**Dataset records:**

————————

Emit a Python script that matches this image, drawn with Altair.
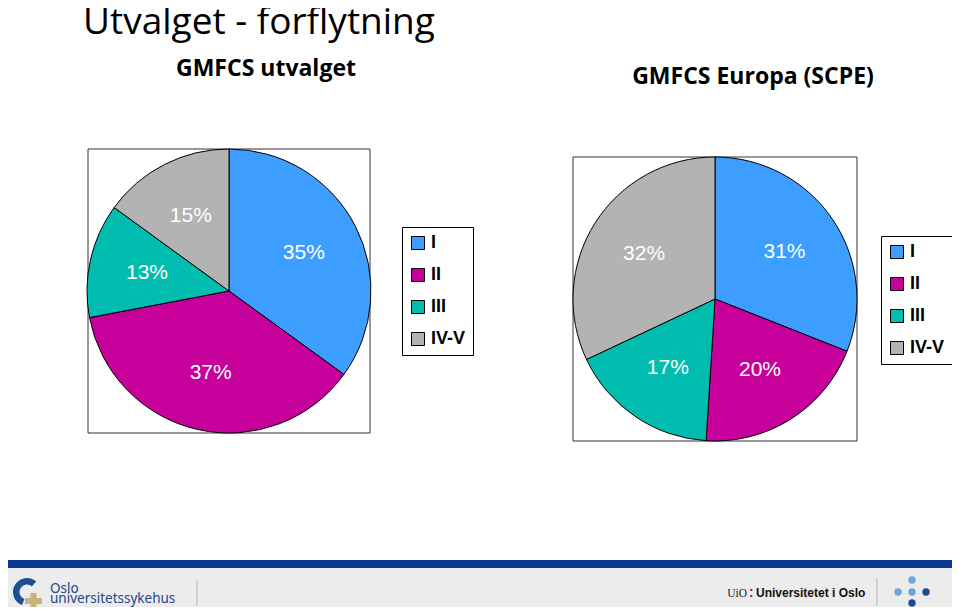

————————

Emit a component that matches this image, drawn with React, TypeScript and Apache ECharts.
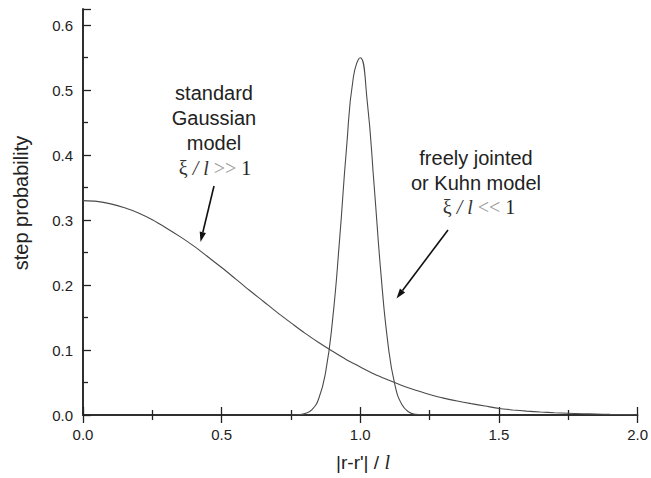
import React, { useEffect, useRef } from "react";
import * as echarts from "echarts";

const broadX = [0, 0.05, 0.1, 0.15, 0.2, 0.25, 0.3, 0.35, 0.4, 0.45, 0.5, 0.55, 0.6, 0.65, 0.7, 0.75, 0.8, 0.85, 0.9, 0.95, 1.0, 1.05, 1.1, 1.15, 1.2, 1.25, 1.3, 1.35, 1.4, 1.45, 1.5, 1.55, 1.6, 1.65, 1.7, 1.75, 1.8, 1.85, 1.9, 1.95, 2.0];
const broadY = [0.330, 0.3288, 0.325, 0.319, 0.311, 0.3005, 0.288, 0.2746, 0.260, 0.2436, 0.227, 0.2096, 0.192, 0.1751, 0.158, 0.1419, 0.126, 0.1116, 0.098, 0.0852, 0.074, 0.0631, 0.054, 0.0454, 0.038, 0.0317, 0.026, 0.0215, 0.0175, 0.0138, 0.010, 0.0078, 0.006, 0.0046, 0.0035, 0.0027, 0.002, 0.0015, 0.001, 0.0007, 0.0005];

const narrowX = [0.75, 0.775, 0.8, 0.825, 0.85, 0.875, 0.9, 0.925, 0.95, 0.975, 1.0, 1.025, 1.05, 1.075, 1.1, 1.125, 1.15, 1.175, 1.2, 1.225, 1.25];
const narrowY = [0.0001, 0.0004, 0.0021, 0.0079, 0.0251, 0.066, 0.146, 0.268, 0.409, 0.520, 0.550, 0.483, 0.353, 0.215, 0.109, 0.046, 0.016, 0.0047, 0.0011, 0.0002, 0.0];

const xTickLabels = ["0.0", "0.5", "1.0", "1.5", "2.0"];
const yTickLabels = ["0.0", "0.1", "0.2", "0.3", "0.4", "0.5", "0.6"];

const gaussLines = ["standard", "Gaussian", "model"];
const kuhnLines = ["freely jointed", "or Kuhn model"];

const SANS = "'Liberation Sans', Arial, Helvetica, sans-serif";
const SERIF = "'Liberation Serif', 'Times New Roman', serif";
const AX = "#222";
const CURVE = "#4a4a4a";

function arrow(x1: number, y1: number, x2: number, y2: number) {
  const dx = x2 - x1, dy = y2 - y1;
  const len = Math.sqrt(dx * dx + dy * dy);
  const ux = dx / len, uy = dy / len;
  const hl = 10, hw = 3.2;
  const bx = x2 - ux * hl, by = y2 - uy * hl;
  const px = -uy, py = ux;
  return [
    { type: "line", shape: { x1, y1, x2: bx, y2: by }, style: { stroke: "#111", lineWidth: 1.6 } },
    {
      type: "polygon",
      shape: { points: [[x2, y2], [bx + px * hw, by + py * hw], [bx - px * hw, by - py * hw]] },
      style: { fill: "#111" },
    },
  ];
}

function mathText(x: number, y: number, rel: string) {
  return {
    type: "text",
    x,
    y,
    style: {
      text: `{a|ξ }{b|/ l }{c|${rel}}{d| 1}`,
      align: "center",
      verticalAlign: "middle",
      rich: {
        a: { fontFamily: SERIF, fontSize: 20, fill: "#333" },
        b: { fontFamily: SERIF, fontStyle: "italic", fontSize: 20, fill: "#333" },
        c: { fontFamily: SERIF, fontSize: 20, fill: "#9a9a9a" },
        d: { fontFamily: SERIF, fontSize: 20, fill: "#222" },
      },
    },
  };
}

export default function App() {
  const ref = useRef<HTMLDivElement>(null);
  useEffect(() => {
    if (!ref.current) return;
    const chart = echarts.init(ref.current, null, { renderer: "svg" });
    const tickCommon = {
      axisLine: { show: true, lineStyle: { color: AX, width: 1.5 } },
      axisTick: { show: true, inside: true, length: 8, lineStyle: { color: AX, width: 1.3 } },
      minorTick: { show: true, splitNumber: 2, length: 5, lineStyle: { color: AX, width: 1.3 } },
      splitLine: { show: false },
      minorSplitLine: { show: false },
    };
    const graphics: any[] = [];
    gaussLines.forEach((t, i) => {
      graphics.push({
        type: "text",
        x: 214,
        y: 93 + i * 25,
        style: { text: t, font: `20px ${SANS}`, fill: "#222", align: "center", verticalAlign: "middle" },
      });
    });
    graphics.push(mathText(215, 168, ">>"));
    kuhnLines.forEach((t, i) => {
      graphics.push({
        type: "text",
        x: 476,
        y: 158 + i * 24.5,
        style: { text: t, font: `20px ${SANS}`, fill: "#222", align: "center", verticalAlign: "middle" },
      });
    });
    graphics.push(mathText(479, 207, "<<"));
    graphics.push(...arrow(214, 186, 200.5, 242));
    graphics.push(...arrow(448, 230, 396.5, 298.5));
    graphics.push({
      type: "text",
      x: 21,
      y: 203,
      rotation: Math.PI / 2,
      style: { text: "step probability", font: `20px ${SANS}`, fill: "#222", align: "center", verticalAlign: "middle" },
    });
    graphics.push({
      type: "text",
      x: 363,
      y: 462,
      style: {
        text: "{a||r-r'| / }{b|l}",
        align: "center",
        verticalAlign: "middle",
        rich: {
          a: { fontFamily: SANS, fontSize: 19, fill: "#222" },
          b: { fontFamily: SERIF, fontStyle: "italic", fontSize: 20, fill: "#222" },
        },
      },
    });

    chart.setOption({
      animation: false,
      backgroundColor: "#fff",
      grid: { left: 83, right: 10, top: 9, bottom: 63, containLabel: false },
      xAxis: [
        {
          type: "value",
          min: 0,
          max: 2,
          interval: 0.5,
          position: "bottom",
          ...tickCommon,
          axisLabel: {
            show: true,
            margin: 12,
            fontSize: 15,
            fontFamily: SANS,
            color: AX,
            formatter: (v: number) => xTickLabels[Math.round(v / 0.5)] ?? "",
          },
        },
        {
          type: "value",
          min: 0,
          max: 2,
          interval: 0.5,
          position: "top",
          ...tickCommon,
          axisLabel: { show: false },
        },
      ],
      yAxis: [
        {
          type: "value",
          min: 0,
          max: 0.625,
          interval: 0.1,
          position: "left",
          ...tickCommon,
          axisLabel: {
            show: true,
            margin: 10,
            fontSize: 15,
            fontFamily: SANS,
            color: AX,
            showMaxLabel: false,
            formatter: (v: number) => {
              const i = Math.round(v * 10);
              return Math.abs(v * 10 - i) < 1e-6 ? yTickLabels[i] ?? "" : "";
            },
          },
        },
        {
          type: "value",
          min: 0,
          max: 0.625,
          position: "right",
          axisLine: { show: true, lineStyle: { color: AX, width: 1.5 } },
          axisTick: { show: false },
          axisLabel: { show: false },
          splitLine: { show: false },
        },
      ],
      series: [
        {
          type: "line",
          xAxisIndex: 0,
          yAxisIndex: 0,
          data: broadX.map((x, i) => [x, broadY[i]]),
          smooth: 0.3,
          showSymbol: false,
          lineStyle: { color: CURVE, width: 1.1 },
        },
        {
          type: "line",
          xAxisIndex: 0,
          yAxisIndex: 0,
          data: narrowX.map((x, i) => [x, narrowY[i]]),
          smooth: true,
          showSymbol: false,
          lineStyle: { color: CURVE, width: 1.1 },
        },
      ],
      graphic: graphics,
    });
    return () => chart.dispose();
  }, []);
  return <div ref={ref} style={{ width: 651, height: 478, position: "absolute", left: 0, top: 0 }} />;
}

————————

**What you will do:**
Gather all the lines that include the word "image" and copy them out.

**Exercise solution:**
Emit a Python script that matches this image, drawn with Altair.
Emit a component that matches this image, drawn with React, TypeScript and Apache ECharts.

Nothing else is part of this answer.